- Location of Friesenrath
- Friesenrath Friesenrath
- Coordinates: 50°41′40″N 06°11′01″E﻿ / ﻿50.69444°N 6.18361°E
- Country: Germany
- State: North Rhine-Westphalia
- District: Aachen
- City: Aachen
- Highest elevation: 284 m (932 ft)
- Lowest elevation: 272 m (892 ft)
- Time zone: UTC+01:00 (CET)
- • Summer (DST): UTC+02:00 (CEST)
- Postal codes: 52076
- Dialling codes: 02408

= Friesenrath =

Friesenrath is a small historic village in western Germany, near the spa town Aachen and the tri-border region to Belgium and the Netherlands. Friesenrath is located in the valley of the creek Inde at the edge of the low mountain range Eifel, 11 km southeast of the centre of Aachen.
There are several evidences that the village was founded under the rule of the Romans more than one and a half millennium ago. Worth seeing is the chapel St.
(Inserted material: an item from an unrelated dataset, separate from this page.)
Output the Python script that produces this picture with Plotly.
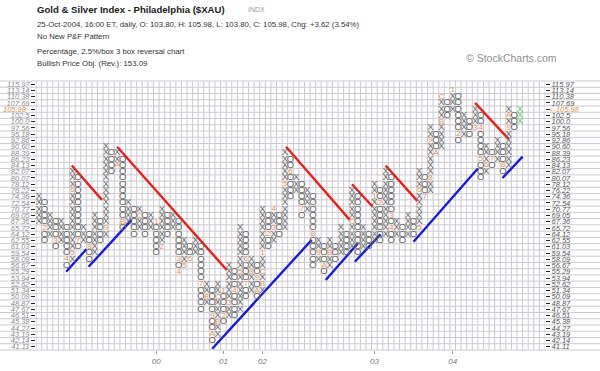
import plotly.graph_objects as go

# ---------------- data ----------------
price_labels = ["41.11", "42.14", "43.19", "44.27", "45.38", "46.51", "47.67", "48.87",
                "50.09", "51.34", "52.62", "53.94", "55.29", "56.67", "58.09", "59.54",
                "61.03", "62.55", "64.12", "65.72", "67.36", "69.05", "70.77", "72.54",
                "74.36", "76.22", "78.12", "80.07", "82.07", "84.13", "86.23", "88.39",
                "90.60", "92.86", "95.18", "97.56", "100.0", "102.5", "105.06", "107.69",
                "110.38", "113.14", "115.97"]
last_price_label = "105.98"
last_price_row = 38

year_cols = [21, 33, 40, 60, 74]
year_labels = ["00", "01", "02", "03", "04"]

# column extremes (box index): X columns -> top box, O columns -> bottom box
first_col_type = "X"
first_col_start = 20
col_extremes = [24, 17, 21, 16, 20, 13, 28, 16, 19, 14, 21, 17, 32, 28, 31, 19, 23, 18,
                22, 18, 21, 15, 22, 18, 21, 12, 17, 14, 17, 6, 10, 1, 10, 4, 13, 5, 19, 8,
                14, 8, 22, 16, 22, 18, 31, 24, 27, 21, 25, 13, 17, 12, 17, 14, 19, 15, 25,
                15, 19, 16, 26, 17, 28, 17, 20, 17, 21, 18, 28, 24, 35, 31, 40, 37, 41, 33,
                37, 34, 38, 27, 32, 29, 33, 28, 38, 35, 38]

month_labels = ["2", "3", "4", "5", "6", "7", "8", "9", "A", "B", "C",
                "1", "2", "3", "4", "5", "6", "7", "8", "9", "A", "B", "C",
                "1", "2", "3", "4", "5", "6", "7", "8", "9", "A", "B", "C",
                "1", "2", "3", "4", "5", "6", "7", "8", "9", "A", "B", "C",
                "1", "2", "3", "4", "5", "6", "7", "8", "9", "A", "B", "C",
                "1", "2", "3", "4", "5", "6", "7", "8", "9", "A"]
month_cols = [1, 3, 5, 6, 6, 7, 9, 12, 14, 15, 18,
              21, 22, 25, 25, 26, 27, 29, 30, 31, 31, 32, 32,
              33, 33, 34, 35, 36, 37, 37, 38, 39, 39, 40, 40,
              40, 41, 42, 42, 44, 45, 47, 49, 50, 51, 52, 56,
              60, 61, 63, 63, 68, 68, 69, 70, 70, 71, 72, 72,
              74, 75, 78, 79, 79, 80, 81, 83, 84, 84]
month_rows = [19, 17, 14, 15, 25, 17, 16, 19, 29, 20, 21,
              20, 16, 14, 12, 13, 14, 10, 8, 5, 2, 4, 8,
              9, 5, 7, 9, 12, 14, 10, 12, 11, 9, 10, 12,
              15, 18, 19, 22, 26, 28, 22, 18, 15, 13, 15, 20,
              24, 23, 21, 19, 19, 25, 24, 27, 33, 31, 36, 40,
              41, 34, 35, 35, 30, 29, 30, 29, 35, 37]

# trend lines: (col0, row0, col1, row1)
red_lines = [(5.9, 29.0, 11.3, 23.5), (14.0, 32.0, 33.6, 12.3), (44.2, 32.0, 55.6, 20.3),
             (56.0, 26.0, 59.7, 22.4), (62.0, 29.0, 67.7, 23.3), (78.0, 39.0, 84.0, 33.2)]
blue_lines = [(4.9, 12.0, 8.5, 15.6), (8.9, 12.8, 16.6, 20.3), (31.0, -0.3, 48.8, 17.1),
              (51.3, 10.7, 57.0, 16.5), (56.5, 13.6, 61.1, 18.0), (67.0, 16.8, 78.5, 28.5),
              (82.9, 27.0, 86.5, 30.4)]

n_rows = len(price_labels)
n_grid_cols = 91

# ---------------- layout geometry ----------------
W, H = 600, 371
L, R, T, B = 36, 55, 81, 21
PW, PH = W - L - R, H - T - B


def px(x):
    return (x - L) / PW


def py(y):
    return (H - B - y) / PH


# ---------------- build columns ----------------
glyph_x, glyph_y, glyph_t = [], [], []
green_x, green_y = [], []
month_set = set(zip(month_cols, month_rows))
prev = None
ctype = first_col_type
for c, ext in enumerate(col_extremes):
    if c == 0:
        lo, hi = (first_col_start, ext) if ctype == "X" else (ext, first_col_start)
    elif ctype == "X":
        lo, hi = prev + 1, ext
    else:
        lo, hi = ext, prev - 1
    for r in range(lo, hi + 1):
        if (c, r) in month_set:
            continue
        if c == len(col_extremes) - 1:
            green_x.append(c)
            green_y.append(r)
        else:
            glyph_x.append(c)
            glyph_y.append(r)
            glyph_t.append(ctype)
    prev = ext
    ctype = "O" if ctype == "X" else "X"

fig = go.Figure()

# grid
vpath = "".join(f"M{c - 0.5},0 L{c - 0.5},1 " for c in range(n_grid_cols + 1))
hpath = "".join(
    f"M{px(0)},{r / n_rows} L{px(W)},{r / n_rows} " for r in range(n_rows + 1))
fig.add_shape(type="path", path=vpath, xref="x", yref="paper",
              line=dict(color="#cdc9d1", width=1), layer="below")
fig.add_shape(type="path", path=hpath, xref="paper", yref="paper",
              line=dict(color="#cdc9d1", width=1), layer="below")

# trend lines
for lines, color in ((red_lines, "#e3231d"), (blue_lines, "#1c1cd0")):
    lx, ly = [], []
    for (c0, r0, c1, r1) in lines:
        lx += [c0, c1, None]
        ly += [r0, r1, None]
    fig.add_trace(go.Scatter(x=lx, y=ly, mode="lines", line=dict(color=color, width=2.4),
                             hoverinfo="skip", showlegend=False))

# X and O glyphs
fig.add_trace(go.Scatter(x=glyph_x, y=glyph_y, mode="text", text=glyph_t,
                         textposition="middle center",
                         textfont=dict(family="Liberation Sans", size=9.5, color="#696969"),
                         hoverinfo="skip", showlegend=False))
fig.add_trace(go.Scatter(x=green_x, y=green_y, mode="text", text=["X"] * len(green_x),
                         textposition="middle center",
                         textfont=dict(family="Liberation Sans", size=9.5, color="#6cc46c"),
                         hoverinfo="skip", showlegend=False))
# month markers
fig.add_trace(go.Scatter(x=month_cols, y=month_rows, mode="text", text=month_labels,
                         textposition="middle center",
                         textfont=dict(family="Liberation Sans", size=8, color="#e0915a"),
                         hoverinfo="skip", showlegend=False))
# dummy trace for right axis
fig.add_trace(go.Scatter(x=[None], y=[None], yaxis="y2", showlegend=False, hoverinfo="skip"))

tick_rows = list(range(n_rows))
tick_text = [("" if r == last_price_row else lab) for r, lab in enumerate(price_labels)]
tfont_r = dict(family="Liberation Sans", size=7.5, color="#555555", style="italic")
tfont_l = dict(family="Liberation Sans", size=7.5, color="#8c8c8c", style="italic")

fig.update_layout(
    width=W, height=H, margin=dict(l=L, r=R, t=T, b=B, pad=0, autoexpand=False),
    paper_bgcolor="white", plot_bgcolor="white",
    xaxis=dict(range=[-0.5, n_grid_cols - 0.5], showgrid=False, zeroline=False,
               showline=False, tickmode="array", tickvals=year_cols, ticktext=year_labels,
               ticks="outside", ticklen=3, tickcolor="#999999", automargin=False,
               tickfont=dict(family="Liberation Sans", size=8, color="#777777", style="italic")),
    yaxis=dict(range=[-0.5, n_rows - 0.5], showgrid=False, zeroline=False, showline=False,
               tickmode="array", tickvals=tick_rows, ticktext=tick_text, side="left",
               ticks="outside", ticklen=4, tickcolor="#222222", tickfont=tfont_l,
               automargin=False),
    yaxis2=dict(range=[-0.5, n_rows - 0.5], overlaying="y", side="right", showgrid=False,
                zeroline=False, showline=False, tickmode="array", tickvals=tick_rows,
                ticktext=tick_text, ticks="outside", ticklen=4, tickcolor="#222222",
                tickfont=tfont_r, automargin=False),
    showlegend=False,
)

ann = []


def add_text(x, y, text, size, color, bold=False, anchor="left", family="Liberation Sans"):
    ann.append(dict(x=px(x), y=py(y), xref="paper", yref="paper", text=text,
                    showarrow=False, xanchor=anchor, yanchor="middle",
                    font=dict(family=family, size=size, color=color,
                              weight="bold" if bold else "normal")))


add_text(35, 9, "Gold &amp; Silver Index - Philadelphia ($XAU)", 9.6, "#1a1a1a", bold=True)
add_text(246, 9, "INDX", 7, "#9a9a9a")
add_text(35, 24, "25-Oct-2004, 16:00 ET, daily, O: 103.80, H: 105.98, L: 103.80, "
                 "C: 105.98, Chg: +3.62 (3.54%)", 7.8, "#333333")
add_text(35, 36, "No New P&amp;F Pattern", 7.8, "#333333")
add_text(35, 51, "Percentage, 2.5%/box 3 box reversal chart", 7.8, "#333333")
add_text(35, 64, "Bullish Price Obj. (Rev.): 153.09", 7.8, "#333333")
add_text(464, 58, "© StockCharts.com", 10.5, "#8f8f8f")

y_last = (last_price_row + 0.5) / n_rows
ann.append(dict(x=px(547), y=y_last, xref="paper", yref="paper", text="&lt;-" + last_price_label,
                showarrow=False, xanchor="left", yanchor="middle",
                font=dict(family="Liberation Sans", size=7.5, color="#e0915a", style="italic")))
ann.append(dict(x=px(29), y=y_last, xref="paper", yref="paper", text=last_price_label,
                showarrow=False, xanchor="right", yanchor="middle",
                font=dict(family="Liberation Sans", size=7.5, color="#e0915a", style="italic")))
fig.update_layout(annotations=ann)

fig.write_html("out.html", config={"displayModeBar": False},
               post_script="document.body.style.margin='0px';"
                           "document.body.style.overflow='hidden';")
Bernhard, the castle Friesenrath, the soldiers' monument,
a rebuilt drinking water supply with a stone trough and a slaughter site, a milepost and the old school at the center.

== History ==

Probably there stood on the territory of the village a Roman Watchtower, as suggested by several findings.
The first mention was made on 10 November 1334 as the original name Vreyssenroide.
During the French occupation it belonged to the Mairie Walheim, and later to the municipality in the district of Aachen Walheim.
In 1914 the first school was built in Friesenrath, 1926 the castle Friesenrath.
The Chapel of St. Bernhard was built in 1939 to plans by the Aachen architect Peter Salm and inaugurated.
Together with several other municipalities, Friesenrath has been in the city of Aachen since 1 January 1972.